YOUR GOAL:
Copy the lines of the data below exactly, starting at the first and stopping after the line that contains "import pandas as pd"; include no pictures.

DATASET SECTION:
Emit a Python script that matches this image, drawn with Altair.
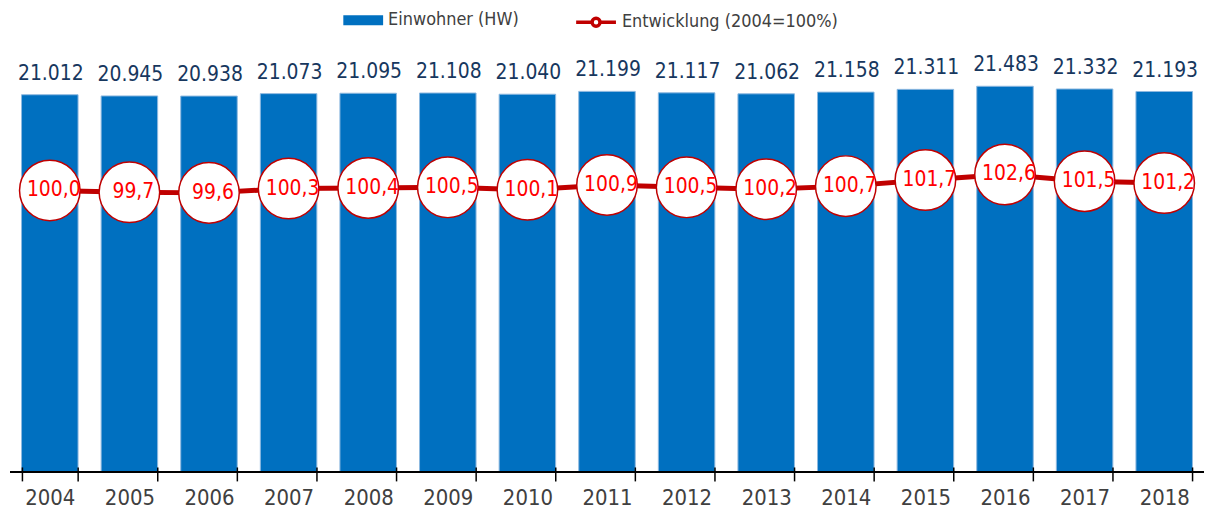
import altair as alt
import pandas as pd

years = [str(y) for y in range(2004, 2019)]
einwohner = [21012, 20945, 20938, 21073, 21095, 21108, 21040, 21199, 21117,
             21062, 21158, 21311, 21483, 21332, 21193]
einwohner_labels = ["21.012", "20.945", "20.938", "21.073", "21.095", "21.108",
                    "21.040", "21.199", "21.117", "21.062", "21.158", "21.311",
                    "21.483", "21.332", "21.193"]
index = [100.0, 99.7, 99.6, 100.3, 100.4, 100.5, 100.1, 100.9, 100.5, 100.2,
         100.7, 101.7, 102.6, 101.5, 101.2]
index_labels = ["100,0", "99,7", "99,6", "100,3", "100,4", "100,5", "100,1",
                "100,9", "100,5", "100,2", "100,7", "101,7", "102,6", "101,5",
                "101,2"]
series_bar = "Einwohner (HW)"
series_line = "Entwicklung (2004=100%)"

df = pd.DataFrame({
    "Jahr": years,
    "Einwohner": einwohner,
    "EinwLabel": einwohner_labels,
    "Index": index,
    "IndexLabel": index_labels,
    "SerieBar": series_bar,
    "SerieLine": series_line,
})

FONT = "DejaVu Sans Condensed, DejaVu Sans, sans-serif"

x_scale = alt.Scale(paddingInner=0.29, paddingOuter=0.145)

# axis moved 5px up so that its ticks cross the baseline; the baseline is a rule
x_enc = alt.X("Jahr:N", sort=years, title=None, scale=x_scale,
              axis=alt.Axis(orient="bottom", offset=-5, labelAngle=0,
                            labelFontSize=22, labelFont=FONT,
                            labelColor="#404040", domain=False,
                            tickColor="#000000", tickWidth=1.5,
                            tickSize=14, tickBand="extent", labelPadding=7,
                            grid=False, zindex=1))

y_bar = alt.Y("Einwohner:Q", scale=alt.Scale(domain=[0, 24000], nice=False),
              axis=None)
y_line = alt.Y("Index:Q", scale=alt.Scale(domain=[54, 124.4], nice=False, zero=False),
               axis=None)

base = alt.Chart(df)

bars = base.mark_bar(stroke="#8DB8E0", strokeWidth=1).encode(
    x=x_enc,
    y=y_bar,
    color=alt.Color("SerieBar:N", scale=alt.Scale(range=["#0070C0"]),
                    legend=alt.Legend(orient="none", legendX=345, legendY=-31,
                                      title=None,
                                      symbolType="M-2,-0.5H2V0.5H-2Z",
                                      symbolSize=400, symbolStrokeWidth=0,
                                      labelFontSize=18, labelFont=FONT,
                                      labelLimit=400,
                                      labelColor="#404040", labelOffset=15)),
)

baseline = base.mark_rule(color="#000000", strokeWidth=1.5).encode(
    x=alt.value(0), x2=alt.value(1200), y=alt.value(433),
)

bar_text = base.mark_text(baseline="alphabetic", dy=-15, dx=1, fontSize=21,
                          font=FONT, color="#17375E").encode(
    x=alt.X("Jahr:N", sort=years),
    y=y_bar,
    text="EinwLabel:N",
)

line = base.mark_line(strokeWidth=5).encode(
    x=alt.X("Jahr:N", sort=years),
    y=y_line,
    stroke=alt.Stroke("SerieLine:N", scale=alt.Scale(range=["#C00000"]),
                      legend=alt.Legend(orient="none", legendX=577, legendY=-31,
                                        title=None,
                                        symbolType="M-2,0H-0.4M0.4,0H2M-0.4,0A0.4,0.4 0 1,0 0.4,0A0.4,0.4 0 1,0 -0.4,0Z",
                                        symbolSize=400, symbolStrokeWidth=3.5,
                                        symbolFillColor="white",
                                        labelFontSize=18, labelFont=FONT,
                                        labelLimit=400,
                                        labelColor="#404040", labelOffset=14)),
)

circles = base.mark_point(filled=True, fill="white", stroke="#C00000",
                          strokeWidth=1.5, size=3700, opacity=1,
                          shape="circle").encode(
    x=alt.X("Jahr:N", sort=years),
    y=y_line,
)

idx_text = base.mark_text(baseline="middle", dx=4, fontSize=21, font=FONT,
                          color="#FF0000").encode(
    x=alt.X("Jahr:N", sort=years),
    y=y_line,
    text="IndexLabel:N",
)

left = alt.layer(bars, baseline, bar_text)
right = alt.layer(line, circles, idx_text)

chart = alt.layer(left, right).resolve_scale(
    y="independent", color="independent", stroke="independent"
).properties(
    width=1200, height=433,
    autosize=alt.AutoSizeParams(type="none"),
    padding={"left": 2, "top": 32, "right": 0, "bottom": 38},
    background="white",
).configure_view(stroke=None)

chart.save("out.html", embed_options={"renderer": "svg", "actions": False})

TASK RESPONSE:
Emit a Python script that matches this image, drawn with Altair.
import altair as alt
import pandas as pd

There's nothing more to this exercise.